Your output must consist solely of the lines from the "Recreate this image" line through the "from matplotlib.patches import Wedge" line, exactly as written, without images.

-- begin --

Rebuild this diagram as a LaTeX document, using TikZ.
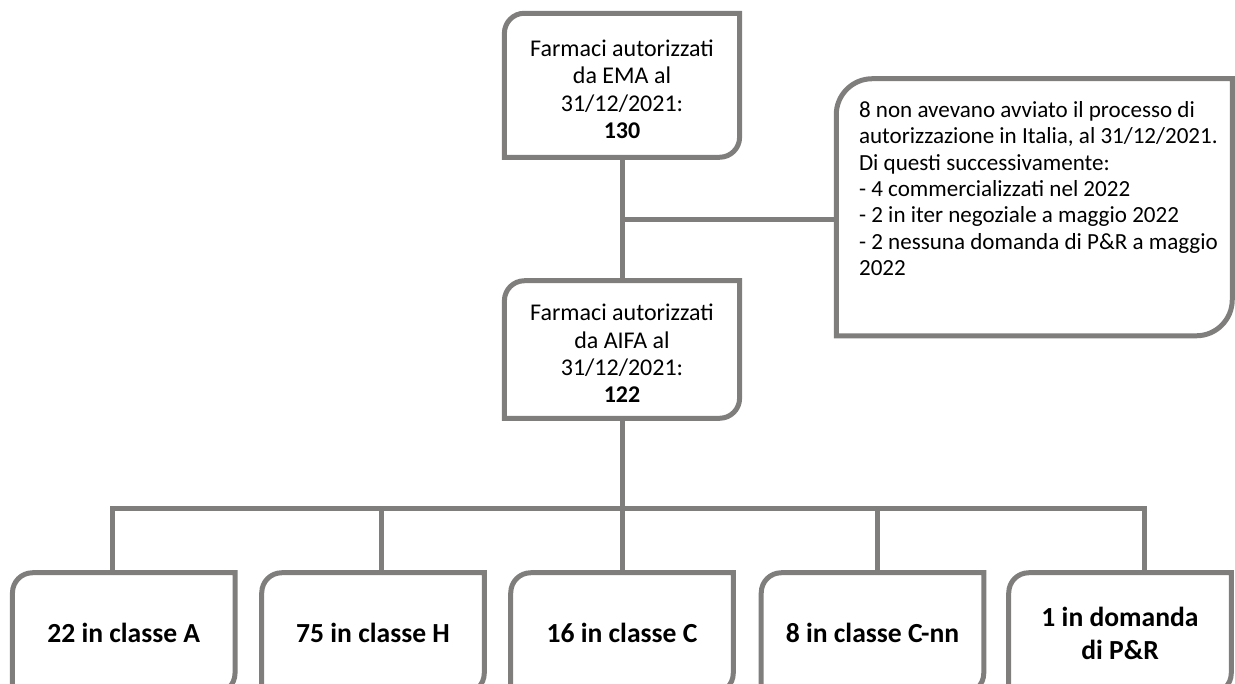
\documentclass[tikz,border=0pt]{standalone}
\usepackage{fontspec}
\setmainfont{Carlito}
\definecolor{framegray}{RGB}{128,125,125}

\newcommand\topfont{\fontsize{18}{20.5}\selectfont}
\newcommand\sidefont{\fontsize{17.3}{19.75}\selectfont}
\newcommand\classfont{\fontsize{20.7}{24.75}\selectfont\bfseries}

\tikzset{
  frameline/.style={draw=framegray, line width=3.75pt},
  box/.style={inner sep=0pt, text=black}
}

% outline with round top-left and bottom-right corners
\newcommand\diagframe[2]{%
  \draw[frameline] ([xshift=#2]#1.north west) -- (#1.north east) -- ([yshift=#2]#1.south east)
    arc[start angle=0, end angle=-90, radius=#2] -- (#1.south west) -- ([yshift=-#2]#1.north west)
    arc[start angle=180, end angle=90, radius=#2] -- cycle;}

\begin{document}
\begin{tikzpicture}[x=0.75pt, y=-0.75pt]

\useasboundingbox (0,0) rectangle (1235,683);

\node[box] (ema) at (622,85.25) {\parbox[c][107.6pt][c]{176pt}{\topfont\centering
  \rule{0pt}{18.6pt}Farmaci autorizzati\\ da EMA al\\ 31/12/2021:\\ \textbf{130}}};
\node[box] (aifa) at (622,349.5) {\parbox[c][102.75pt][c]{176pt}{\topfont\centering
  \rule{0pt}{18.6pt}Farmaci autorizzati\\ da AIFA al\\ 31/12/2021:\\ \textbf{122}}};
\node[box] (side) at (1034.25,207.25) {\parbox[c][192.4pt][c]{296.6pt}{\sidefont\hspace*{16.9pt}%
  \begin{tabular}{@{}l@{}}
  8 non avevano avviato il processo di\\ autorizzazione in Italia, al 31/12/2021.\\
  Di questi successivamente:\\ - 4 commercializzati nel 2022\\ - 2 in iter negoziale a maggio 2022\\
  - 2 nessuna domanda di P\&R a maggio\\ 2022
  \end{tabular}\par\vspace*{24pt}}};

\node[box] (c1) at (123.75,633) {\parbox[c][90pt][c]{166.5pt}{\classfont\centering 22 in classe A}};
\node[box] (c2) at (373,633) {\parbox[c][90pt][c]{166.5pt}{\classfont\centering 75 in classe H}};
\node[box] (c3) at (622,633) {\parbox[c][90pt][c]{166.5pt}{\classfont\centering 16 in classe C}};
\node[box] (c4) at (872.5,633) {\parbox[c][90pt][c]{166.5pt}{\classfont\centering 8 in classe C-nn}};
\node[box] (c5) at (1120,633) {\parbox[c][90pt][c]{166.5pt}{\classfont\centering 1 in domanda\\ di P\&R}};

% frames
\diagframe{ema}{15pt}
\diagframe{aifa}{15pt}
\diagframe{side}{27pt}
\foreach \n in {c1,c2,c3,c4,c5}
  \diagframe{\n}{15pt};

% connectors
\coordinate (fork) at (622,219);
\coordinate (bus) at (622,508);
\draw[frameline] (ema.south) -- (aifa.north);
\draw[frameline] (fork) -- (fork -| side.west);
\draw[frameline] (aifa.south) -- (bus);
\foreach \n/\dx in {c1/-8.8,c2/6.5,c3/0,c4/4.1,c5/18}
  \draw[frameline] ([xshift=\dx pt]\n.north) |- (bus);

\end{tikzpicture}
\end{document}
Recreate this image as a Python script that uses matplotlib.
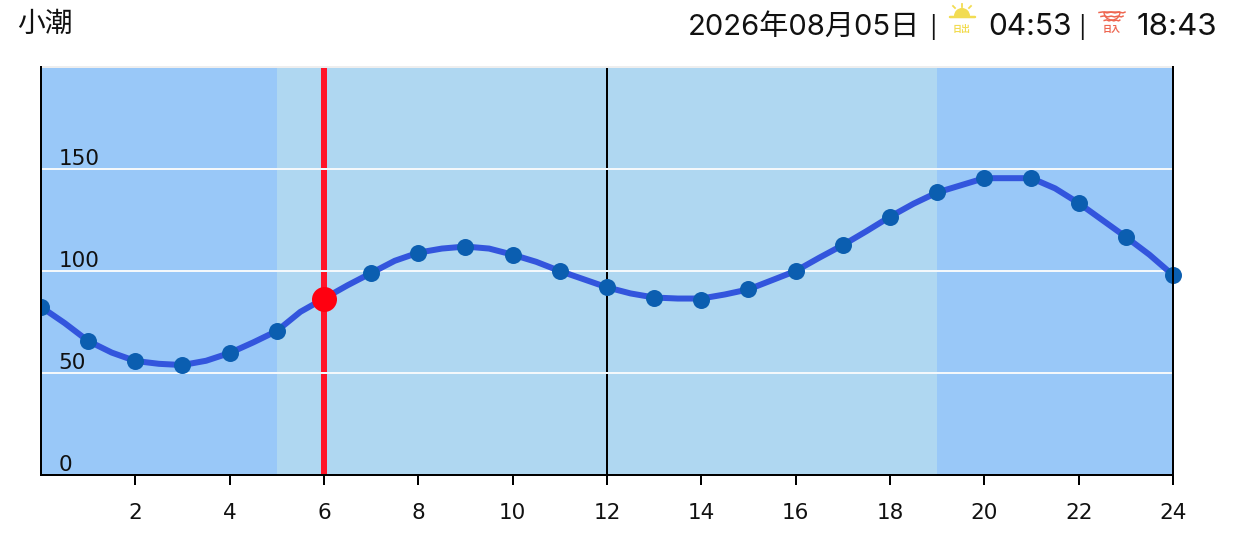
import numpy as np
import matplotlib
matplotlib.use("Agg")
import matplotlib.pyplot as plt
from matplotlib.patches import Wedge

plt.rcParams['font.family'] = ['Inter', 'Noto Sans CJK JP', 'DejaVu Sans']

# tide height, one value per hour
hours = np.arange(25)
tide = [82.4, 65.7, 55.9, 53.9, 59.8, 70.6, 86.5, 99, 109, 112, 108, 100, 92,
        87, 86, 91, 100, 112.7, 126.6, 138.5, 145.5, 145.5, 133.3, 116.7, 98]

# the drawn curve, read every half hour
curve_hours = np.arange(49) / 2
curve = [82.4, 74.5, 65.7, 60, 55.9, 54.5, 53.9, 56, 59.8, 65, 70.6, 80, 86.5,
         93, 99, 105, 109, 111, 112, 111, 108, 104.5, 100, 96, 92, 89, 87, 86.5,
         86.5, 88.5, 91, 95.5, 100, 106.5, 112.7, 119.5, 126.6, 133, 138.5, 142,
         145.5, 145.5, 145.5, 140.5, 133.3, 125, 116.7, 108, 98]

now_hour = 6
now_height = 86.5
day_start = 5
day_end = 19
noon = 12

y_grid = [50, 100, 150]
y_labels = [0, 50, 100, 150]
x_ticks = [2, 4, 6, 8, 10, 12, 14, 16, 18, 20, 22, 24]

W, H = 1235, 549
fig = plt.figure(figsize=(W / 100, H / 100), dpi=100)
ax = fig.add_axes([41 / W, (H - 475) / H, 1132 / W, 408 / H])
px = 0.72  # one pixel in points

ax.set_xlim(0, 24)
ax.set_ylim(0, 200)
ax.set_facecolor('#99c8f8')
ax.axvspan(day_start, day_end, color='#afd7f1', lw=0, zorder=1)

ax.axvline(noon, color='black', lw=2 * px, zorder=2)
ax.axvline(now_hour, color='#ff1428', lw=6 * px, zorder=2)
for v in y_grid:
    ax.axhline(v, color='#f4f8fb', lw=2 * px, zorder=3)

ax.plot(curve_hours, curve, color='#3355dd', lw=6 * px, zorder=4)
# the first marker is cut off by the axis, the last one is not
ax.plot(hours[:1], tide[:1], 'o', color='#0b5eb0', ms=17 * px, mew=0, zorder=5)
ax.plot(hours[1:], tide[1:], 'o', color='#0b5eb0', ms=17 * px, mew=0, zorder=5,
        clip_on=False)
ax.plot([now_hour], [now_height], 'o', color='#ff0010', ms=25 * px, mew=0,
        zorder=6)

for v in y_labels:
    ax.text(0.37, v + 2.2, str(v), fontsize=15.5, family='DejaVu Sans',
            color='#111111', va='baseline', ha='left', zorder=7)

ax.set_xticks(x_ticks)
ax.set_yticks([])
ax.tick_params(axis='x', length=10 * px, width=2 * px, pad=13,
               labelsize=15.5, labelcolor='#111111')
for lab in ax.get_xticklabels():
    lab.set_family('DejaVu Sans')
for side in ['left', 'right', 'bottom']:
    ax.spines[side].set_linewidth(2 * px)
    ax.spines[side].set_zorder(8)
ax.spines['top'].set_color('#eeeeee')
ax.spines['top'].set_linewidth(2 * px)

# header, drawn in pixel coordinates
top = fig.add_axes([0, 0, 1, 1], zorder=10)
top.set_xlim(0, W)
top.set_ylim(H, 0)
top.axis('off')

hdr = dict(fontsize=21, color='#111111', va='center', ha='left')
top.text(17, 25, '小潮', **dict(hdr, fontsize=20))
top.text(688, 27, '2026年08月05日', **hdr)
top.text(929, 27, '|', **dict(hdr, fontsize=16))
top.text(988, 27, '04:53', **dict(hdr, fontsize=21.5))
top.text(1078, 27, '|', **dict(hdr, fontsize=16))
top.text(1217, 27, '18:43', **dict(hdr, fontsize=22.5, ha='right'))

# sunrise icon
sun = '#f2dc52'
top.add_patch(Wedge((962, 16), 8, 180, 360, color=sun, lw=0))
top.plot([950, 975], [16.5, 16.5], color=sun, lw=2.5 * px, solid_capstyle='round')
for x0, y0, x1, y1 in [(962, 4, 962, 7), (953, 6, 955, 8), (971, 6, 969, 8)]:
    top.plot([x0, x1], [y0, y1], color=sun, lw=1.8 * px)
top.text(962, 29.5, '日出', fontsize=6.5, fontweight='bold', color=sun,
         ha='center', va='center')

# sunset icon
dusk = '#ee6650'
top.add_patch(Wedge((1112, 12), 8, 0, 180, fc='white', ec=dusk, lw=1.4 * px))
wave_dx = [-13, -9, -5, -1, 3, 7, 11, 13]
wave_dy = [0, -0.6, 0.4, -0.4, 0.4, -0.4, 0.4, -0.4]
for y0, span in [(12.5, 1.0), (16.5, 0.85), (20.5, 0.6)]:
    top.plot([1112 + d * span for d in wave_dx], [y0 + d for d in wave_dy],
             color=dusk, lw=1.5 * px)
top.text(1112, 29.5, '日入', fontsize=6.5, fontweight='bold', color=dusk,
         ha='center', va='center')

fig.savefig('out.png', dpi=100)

-- end --

> [TASK ANSWER]
Recreate this image as a Python script that uses matplotlib.
import numpy as np
import matplotlib
matplotlib.use("Agg")
import matplotlib.pyplot as plt
from matplotlib.patches import Wedge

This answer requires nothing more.